Note each line that includes the word "this". Copy those lines.
┄┄┄┄┄┄
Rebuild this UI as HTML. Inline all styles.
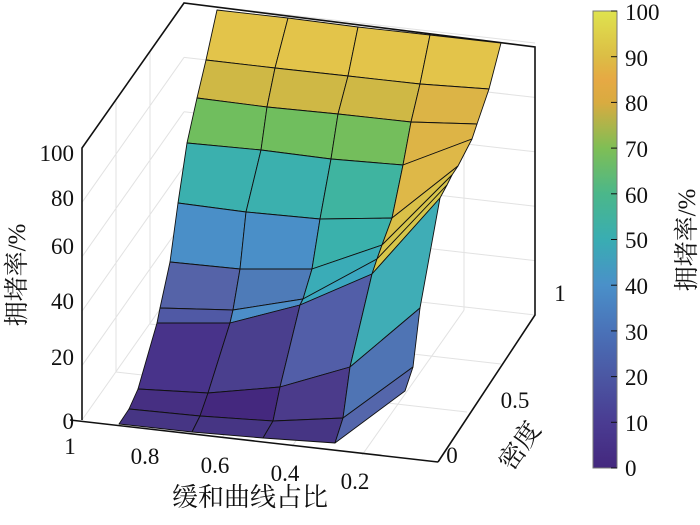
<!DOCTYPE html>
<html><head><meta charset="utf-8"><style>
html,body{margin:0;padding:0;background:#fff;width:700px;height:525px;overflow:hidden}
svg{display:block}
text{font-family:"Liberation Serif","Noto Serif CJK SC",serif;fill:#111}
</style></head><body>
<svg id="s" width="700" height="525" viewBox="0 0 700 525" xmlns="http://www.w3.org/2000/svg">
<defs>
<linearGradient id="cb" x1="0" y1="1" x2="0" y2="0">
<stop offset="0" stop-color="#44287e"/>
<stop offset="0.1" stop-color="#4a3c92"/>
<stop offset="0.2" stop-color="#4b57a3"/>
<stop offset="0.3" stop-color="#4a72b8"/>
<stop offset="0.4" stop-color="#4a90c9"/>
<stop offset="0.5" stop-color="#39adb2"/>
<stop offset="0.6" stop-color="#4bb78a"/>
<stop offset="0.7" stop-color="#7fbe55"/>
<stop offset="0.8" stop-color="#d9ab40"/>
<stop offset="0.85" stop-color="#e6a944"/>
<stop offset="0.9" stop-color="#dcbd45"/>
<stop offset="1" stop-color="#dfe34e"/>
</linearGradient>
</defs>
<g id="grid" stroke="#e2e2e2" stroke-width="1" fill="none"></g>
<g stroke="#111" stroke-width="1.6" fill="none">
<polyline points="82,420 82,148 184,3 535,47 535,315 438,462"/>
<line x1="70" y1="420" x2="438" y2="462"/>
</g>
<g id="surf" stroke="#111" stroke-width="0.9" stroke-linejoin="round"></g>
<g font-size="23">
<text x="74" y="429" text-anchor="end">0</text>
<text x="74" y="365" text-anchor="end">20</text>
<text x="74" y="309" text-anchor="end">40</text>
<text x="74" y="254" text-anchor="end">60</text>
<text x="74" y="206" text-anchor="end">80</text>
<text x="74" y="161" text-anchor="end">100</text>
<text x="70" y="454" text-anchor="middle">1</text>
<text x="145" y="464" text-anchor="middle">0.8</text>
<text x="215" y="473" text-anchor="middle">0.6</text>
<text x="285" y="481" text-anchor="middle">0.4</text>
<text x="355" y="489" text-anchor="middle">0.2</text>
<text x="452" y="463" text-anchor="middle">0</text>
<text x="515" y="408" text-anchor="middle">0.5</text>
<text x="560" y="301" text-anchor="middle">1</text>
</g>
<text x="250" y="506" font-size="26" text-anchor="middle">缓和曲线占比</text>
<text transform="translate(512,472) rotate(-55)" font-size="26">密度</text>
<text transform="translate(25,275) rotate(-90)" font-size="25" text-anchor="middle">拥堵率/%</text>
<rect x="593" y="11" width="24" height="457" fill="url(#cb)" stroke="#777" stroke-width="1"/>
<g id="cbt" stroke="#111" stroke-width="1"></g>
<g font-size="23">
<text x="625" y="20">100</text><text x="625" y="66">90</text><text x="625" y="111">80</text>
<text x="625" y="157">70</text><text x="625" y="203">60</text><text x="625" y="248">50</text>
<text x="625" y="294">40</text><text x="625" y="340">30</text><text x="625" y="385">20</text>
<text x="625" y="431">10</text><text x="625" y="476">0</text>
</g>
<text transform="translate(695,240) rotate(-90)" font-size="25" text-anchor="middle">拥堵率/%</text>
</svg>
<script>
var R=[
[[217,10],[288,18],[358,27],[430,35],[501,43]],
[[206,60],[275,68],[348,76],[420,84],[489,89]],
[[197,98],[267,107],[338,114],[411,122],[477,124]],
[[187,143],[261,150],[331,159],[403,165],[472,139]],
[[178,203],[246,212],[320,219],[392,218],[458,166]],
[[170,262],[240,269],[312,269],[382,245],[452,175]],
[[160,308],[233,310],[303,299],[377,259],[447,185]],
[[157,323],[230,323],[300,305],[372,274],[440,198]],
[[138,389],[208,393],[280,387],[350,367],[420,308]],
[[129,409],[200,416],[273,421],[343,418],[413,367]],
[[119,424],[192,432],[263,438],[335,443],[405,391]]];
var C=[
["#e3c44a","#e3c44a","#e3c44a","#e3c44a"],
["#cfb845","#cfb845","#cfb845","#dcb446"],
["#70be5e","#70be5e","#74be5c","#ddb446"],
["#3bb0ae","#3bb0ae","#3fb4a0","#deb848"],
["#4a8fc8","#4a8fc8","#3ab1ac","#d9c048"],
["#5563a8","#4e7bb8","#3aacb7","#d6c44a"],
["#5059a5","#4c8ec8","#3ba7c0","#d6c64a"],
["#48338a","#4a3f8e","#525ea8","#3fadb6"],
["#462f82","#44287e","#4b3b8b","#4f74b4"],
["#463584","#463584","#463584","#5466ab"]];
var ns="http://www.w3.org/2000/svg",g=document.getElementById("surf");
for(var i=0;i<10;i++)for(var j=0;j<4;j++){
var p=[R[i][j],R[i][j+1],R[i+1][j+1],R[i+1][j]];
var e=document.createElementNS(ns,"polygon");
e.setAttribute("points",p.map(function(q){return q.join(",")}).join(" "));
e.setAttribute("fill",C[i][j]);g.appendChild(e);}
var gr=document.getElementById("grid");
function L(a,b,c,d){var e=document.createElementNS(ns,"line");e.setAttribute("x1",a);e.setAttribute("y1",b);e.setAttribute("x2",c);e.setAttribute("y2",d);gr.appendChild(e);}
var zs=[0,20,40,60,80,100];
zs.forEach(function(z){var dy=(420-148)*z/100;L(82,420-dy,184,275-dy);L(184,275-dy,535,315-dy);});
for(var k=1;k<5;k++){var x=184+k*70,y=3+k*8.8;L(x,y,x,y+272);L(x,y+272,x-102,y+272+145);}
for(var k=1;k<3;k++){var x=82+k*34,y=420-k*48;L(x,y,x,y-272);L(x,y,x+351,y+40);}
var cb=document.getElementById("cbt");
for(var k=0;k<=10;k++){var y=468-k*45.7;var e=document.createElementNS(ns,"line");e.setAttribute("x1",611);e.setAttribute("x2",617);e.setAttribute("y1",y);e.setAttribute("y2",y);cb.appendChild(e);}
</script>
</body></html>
┄┄┄┄┄┄
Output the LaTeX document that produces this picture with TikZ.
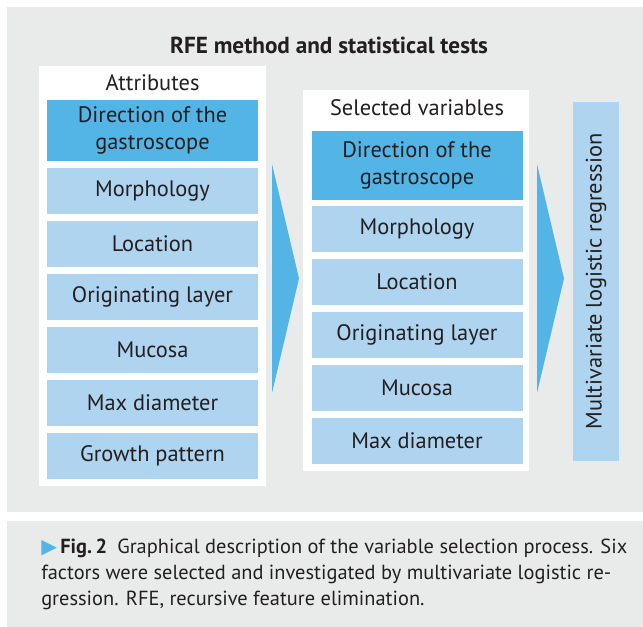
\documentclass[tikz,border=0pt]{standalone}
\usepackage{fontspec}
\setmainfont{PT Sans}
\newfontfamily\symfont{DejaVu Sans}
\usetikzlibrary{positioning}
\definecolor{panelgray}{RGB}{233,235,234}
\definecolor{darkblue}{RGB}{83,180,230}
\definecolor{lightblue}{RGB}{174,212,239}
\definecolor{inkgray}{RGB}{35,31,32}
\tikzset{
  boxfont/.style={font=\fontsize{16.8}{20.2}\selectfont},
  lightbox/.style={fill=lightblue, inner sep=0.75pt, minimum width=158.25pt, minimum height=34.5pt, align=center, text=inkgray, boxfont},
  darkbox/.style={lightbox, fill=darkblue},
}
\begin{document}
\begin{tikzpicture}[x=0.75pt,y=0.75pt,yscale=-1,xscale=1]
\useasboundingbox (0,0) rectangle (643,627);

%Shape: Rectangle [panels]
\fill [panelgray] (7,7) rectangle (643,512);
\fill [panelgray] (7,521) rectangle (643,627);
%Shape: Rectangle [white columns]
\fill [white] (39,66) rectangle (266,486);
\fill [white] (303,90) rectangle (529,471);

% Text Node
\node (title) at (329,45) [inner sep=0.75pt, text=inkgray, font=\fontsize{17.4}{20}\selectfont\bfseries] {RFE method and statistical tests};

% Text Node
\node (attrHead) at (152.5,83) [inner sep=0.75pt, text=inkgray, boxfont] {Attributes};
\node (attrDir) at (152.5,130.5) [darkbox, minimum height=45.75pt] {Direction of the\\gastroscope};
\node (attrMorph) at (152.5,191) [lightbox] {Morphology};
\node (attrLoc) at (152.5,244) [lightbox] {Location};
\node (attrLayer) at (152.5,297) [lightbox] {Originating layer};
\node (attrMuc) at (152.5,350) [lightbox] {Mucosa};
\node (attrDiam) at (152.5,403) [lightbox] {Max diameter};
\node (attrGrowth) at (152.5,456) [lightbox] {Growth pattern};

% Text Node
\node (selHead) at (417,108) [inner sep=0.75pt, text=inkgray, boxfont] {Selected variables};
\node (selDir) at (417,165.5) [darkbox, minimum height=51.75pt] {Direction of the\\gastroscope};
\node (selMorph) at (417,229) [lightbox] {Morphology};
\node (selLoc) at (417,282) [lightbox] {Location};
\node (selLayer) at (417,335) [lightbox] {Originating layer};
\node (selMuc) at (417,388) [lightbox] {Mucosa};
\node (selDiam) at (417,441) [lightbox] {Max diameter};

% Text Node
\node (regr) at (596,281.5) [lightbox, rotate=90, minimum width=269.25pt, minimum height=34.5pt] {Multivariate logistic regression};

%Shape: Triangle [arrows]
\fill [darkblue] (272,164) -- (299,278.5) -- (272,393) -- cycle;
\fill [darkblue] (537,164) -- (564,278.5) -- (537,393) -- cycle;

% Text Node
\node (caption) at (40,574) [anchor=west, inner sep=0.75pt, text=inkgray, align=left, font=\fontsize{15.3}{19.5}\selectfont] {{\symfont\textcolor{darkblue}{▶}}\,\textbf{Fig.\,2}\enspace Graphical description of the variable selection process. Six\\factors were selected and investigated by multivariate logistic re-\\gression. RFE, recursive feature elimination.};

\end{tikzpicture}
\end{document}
┄┄┄┄┄┄
### ANSWER BELOW
Rebuild this UI as HTML. Inline all styles.
Output the LaTeX document that produces this picture with TikZ.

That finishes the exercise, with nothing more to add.